Aim –
Print the listing that follows, character for character.

Given material –

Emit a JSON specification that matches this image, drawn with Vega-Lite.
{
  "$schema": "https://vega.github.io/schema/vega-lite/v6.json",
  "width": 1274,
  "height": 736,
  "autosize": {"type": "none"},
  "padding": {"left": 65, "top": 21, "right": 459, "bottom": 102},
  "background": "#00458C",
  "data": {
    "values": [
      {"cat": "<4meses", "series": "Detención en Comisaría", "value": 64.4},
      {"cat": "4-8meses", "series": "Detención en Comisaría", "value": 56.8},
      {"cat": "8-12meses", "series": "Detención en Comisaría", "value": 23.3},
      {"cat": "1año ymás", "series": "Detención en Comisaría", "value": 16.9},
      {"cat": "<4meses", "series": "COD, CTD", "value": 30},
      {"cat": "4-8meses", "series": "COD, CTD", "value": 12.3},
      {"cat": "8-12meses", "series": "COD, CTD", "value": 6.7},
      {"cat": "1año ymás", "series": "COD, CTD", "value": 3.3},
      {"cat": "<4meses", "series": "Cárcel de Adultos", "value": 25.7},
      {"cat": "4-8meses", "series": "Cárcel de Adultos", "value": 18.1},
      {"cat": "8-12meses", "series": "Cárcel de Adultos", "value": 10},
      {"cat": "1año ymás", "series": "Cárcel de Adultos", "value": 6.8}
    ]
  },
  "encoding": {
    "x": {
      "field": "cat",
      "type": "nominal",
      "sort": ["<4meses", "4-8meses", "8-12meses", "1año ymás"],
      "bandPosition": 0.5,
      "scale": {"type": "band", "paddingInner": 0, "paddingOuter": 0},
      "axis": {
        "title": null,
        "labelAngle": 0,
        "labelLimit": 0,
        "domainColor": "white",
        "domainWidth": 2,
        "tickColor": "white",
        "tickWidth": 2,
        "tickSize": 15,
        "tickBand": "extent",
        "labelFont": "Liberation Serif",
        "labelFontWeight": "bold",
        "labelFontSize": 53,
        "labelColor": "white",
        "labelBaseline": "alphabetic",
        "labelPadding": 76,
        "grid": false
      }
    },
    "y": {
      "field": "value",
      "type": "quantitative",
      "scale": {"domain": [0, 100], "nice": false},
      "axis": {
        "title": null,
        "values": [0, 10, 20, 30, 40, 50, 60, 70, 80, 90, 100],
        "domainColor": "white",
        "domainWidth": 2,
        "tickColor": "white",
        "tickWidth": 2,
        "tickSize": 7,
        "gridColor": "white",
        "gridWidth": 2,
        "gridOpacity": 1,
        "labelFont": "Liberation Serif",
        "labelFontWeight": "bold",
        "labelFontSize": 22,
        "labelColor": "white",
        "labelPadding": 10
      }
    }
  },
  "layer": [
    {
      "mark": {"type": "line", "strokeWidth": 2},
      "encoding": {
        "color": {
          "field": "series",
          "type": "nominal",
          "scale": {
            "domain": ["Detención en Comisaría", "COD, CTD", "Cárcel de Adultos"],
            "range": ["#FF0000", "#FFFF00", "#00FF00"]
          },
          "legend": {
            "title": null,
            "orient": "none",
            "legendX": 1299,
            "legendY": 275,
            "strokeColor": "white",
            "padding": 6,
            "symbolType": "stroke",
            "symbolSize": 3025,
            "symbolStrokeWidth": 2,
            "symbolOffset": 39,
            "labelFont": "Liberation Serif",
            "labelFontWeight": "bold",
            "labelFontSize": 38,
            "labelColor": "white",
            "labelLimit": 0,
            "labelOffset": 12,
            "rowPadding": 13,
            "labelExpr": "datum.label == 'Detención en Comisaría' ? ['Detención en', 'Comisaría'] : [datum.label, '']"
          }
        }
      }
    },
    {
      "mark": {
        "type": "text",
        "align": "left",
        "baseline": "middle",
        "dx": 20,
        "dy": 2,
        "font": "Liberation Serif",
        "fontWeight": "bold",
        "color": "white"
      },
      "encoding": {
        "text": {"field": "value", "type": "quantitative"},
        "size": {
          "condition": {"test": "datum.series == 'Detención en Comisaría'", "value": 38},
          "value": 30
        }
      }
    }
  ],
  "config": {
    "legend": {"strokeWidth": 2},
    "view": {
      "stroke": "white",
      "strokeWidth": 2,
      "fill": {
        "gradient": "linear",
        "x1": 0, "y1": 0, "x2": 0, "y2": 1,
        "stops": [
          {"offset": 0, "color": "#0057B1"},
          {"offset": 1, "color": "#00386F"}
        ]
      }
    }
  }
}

Solution below –
Emit a JSON specification that matches this image, drawn with Vega-Lite.
{
  "$schema": "https://vega.github.io/schema/vega-lite/v6.json",
  "width": 1274,
  "height": 736,
  "autosize": {"type": "none"},
  "padding": {"left": 65, "top": 21, "right": 459, "bottom": 102},
  "background": "#00458C",
  "data": {
    "values": [
      {"cat": "<4meses", "series": "Detención en Comisaría", "value": 64.4},
      {"cat": "4-8meses", "series": "Detención en Comisaría", "value": 56.8},
      {"cat": "8-12meses", "series": "Detención en Comisaría", "value": 23.3},
      {"cat": "1año ymás", "series": "Detención en Comisaría", "value": 16.9},
      {"cat": "<4meses", "series": "COD, CTD", "value": 30},
      {"cat": "4-8meses", "series": "COD, CTD", "value": 12.3},
      {"cat": "8-12meses", "series": "COD, CTD", "value": 6.7},
      {"cat": "1año ymás", "series": "COD, CTD", "value": 3.3},
      {"cat": "<4meses", "series": "Cárcel de Adultos", "value": 25.7},
      {"cat": "4-8meses", "series": "Cárcel de Adultos", "value": 18.1},
      {"cat": "8-12meses", "series": "Cárcel de Adultos", "value": 10},
      {"cat": "1año ymás", "series": "Cárcel de Adultos", "value": 6.8}
    ]
  },
  "encoding": {
    "x": {
      "field": "cat",
      "type": "nominal",
      "sort": ["<4meses", "4-8meses", "8-12meses", "1año ymás"],
      "bandPosition": 0.5,
      "scale": {"type": "band", "paddingInner": 0, "paddingOuter": 0},
      "axis": {
        "title": null,
        "labelAngle": 0,
        "labelLimit": 0,
        "domainColor": "white",
        "domainWidth": 2,
        "tickColor": "white",
        "tickWidth": 2,
        "tickSize": 15,
        "tickBand": "extent",
        "labelFont": "Liberation Serif",
        "labelFontWeight": "bold",
        "labelFontSize": 53,
        "labelColor": "white",
        "labelBaseline": "alphabetic",
        "labelPadding": 76,
        "grid": false
      }
    },
    "y": {
      "field": "value",
      "type": "quantitative",
      "scale": {"domain": [0, 100], "nice": false},
      "axis": {
        "title": null,
        "values": [0, 10, 20, 30, 40, 50, 60, 70, 80, 90, 100],
        "domainColor": "white",
        "domainWidth": 2,
        "tickColor": "white",
        "tickWidth": 2,
        "tickSize": 7,
        "gridColor": "white",
        "gridWidth": 2,
        "gridOpacity": 1,
        "labelFont": "Liberation Serif",
        "labelFontWeight": "bold",
        "labelFontSize": 22,
        "labelColor": "white",
        "labelPadding": 10
      }
    }
  },
  "layer": [
    {
      "mark": {"type": "line", "strokeWidth": 2},
      "encoding": {
        "color": {
          "field": "series",
          "type": "nominal",
          "scale": {
            "domain": ["Detención en Comisaría", "COD, CTD", "Cárcel de Adultos"],
            "range": ["#FF0000", "#FFFF00", "#00FF00"]
          },
          "legend": {
            "title": null,
            "orient": "none",
            "legendX": 1299,
            "legendY": 275,
            "strokeColor": "white",
            "padding": 6,
            "symbolType": "stroke",
            "symbolSize": 3025,
            "symbolStrokeWidth": 2,
            "symbolOffset": 39,
            "labelFont": "Liberation Serif",
            "labelFontWeight": "bold",
            "labelFontSize": 38,
            "labelColor": "white",
            "labelLimit": 0,
            "labelOffset": 12,
            "rowPadding": 13,
            "labelExpr": "datum.label == 'Detención en Comisaría' ? ['Detención en', 'Comisaría'] : [datum.label, '']"
          }
        }
      }
    },
    {
      "mark": {
        "type": "text",
        "align": "left",
        "baseline": "middle",
        "dx": 20,
        "dy": 2,
        "font": "Liberation Serif",
        "fontWeight": "bold",
        "color": "white"
      },
      "encoding": {
        "text": {"field": "value", "type": "quantitative"},
        "size": {
          "condition": {"test": "datum.series == 'Detención en Comisaría'", "value": 38},
          "value": 30
        }
      }
    }
  ],
  "config": {
    "legend": {"strokeWidth": 2},
    "view": {
      "stroke": "white",
      "strokeWidth": 2,
      "fill": {
        "gradient": "linear",
        "x1": 0, "y1": 0, "x2": 0, "y2": 1,
        "stops": [
          {"offset": 0, "color": "#0057B1"},
          {"offset": 1, "color": "#00386F"}
        ]
      }
    }
  }
}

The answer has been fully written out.